Alle sechs Monate musste ein neuer Wagen her, das war ein regelrechter Tick bei ihm. Dwayne hatte er den blauen Camaro gekauft, den sie aktuell fuhren, der so aufgemotzt war, dass der Junge zu Hause anrufen musste, als er das erste Mal damit unterwegs war. Er kam mit diesem hochfrisierten Schlitten einfach nicht zurecht. Richard musste ihn abholen und das Auto zurückfahren. Jetzt sprach er ständig davon, ihm einen Lamborghini Excalibur zu kaufen, und fragte Dwayne augenzwinkemd, was die Priester in der Schule wohl sagen würden, wenn er in einem solchen Prachtstück Vorfahren würde.
Barbara schüttelte einfach den Kopf. Es war sinnlos, mit ihm über solche Sachen vernünftig reden zu wollen: Wenn er beschloss, dass sie etwas haben mussten, war nicht mehr daran zu rütteln.
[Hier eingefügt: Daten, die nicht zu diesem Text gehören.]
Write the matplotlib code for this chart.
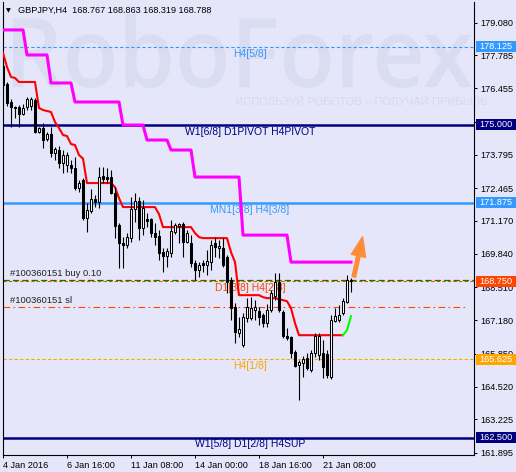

Allein Geld und das, was man damit kaufen konnte, gab ihm das Gefühl, jemand zu sein. Als Kind hatte er in ärmlichen Verhältnissen gelebt und immer gespürt, dass er ein Niemand war. Jetzt hatte er Geld, und nur dadurch war er jemand. Sie kannte seine Einstellung. Man war wertlos ohne Geld in der Tasche, ohne einen Cadillac und ohne die Möglichkeit, sich zu kaufen, was immer man wollte und wann immer man es wollte. Allein dadurch war man Richards Ansicht nach jemand.
Geld. Darum drehte es sich, und genau das war der Auslöser, der den bösen Richard zum Vorschein brachte. Es wiederholte sich jedesmal, wenn ein finanzieller Engpass drohte. Und obwohl sie nicht im Traum daran denken würde, ihn zu fragen, wusste sie, dass es im Augenblick wieder so weit war. Sie konnte es förmlich riechen. Woher das Geld kam, wollte sie gar nicht wissen. Einiges stammte aus Richards Firma, der Sunset Company, die er nach der Straße in Dumont, wo sie lebten, benannt hatte. Richard handelte mit ausländischen Währungen, und seine Geschäfte führten ihn oft nach England und in die Schweiz. Soweit sie wusste, war das alles legal, weil er dieses Einkommen ordnungsgemäß versteuerte. Im Juni war er beruflich nach Zürich gereist, um eine große Summe in nigerianischer Währung zu verkaufen. Er hatte sich viel von diesem Geschäft versprochen, denn er redete davon, im superreichen Saddle River ein Haus zu kaufen, von dem er völlig besessen war, ein Anwesen für eine Million Dollar, in unmittelbarer Nachbarschaft des ehemaligen Präsidenten Nixon. Aber als er aus der Schweiz zurückkehrte, war er in übelster Stimmung. Der Handel war in letzter Minute geplatzt. Man habe ihn ausgetrickst, fluchte er immer wieder. Das Haus in Saddle River wurde danach nie mehr erwähnt.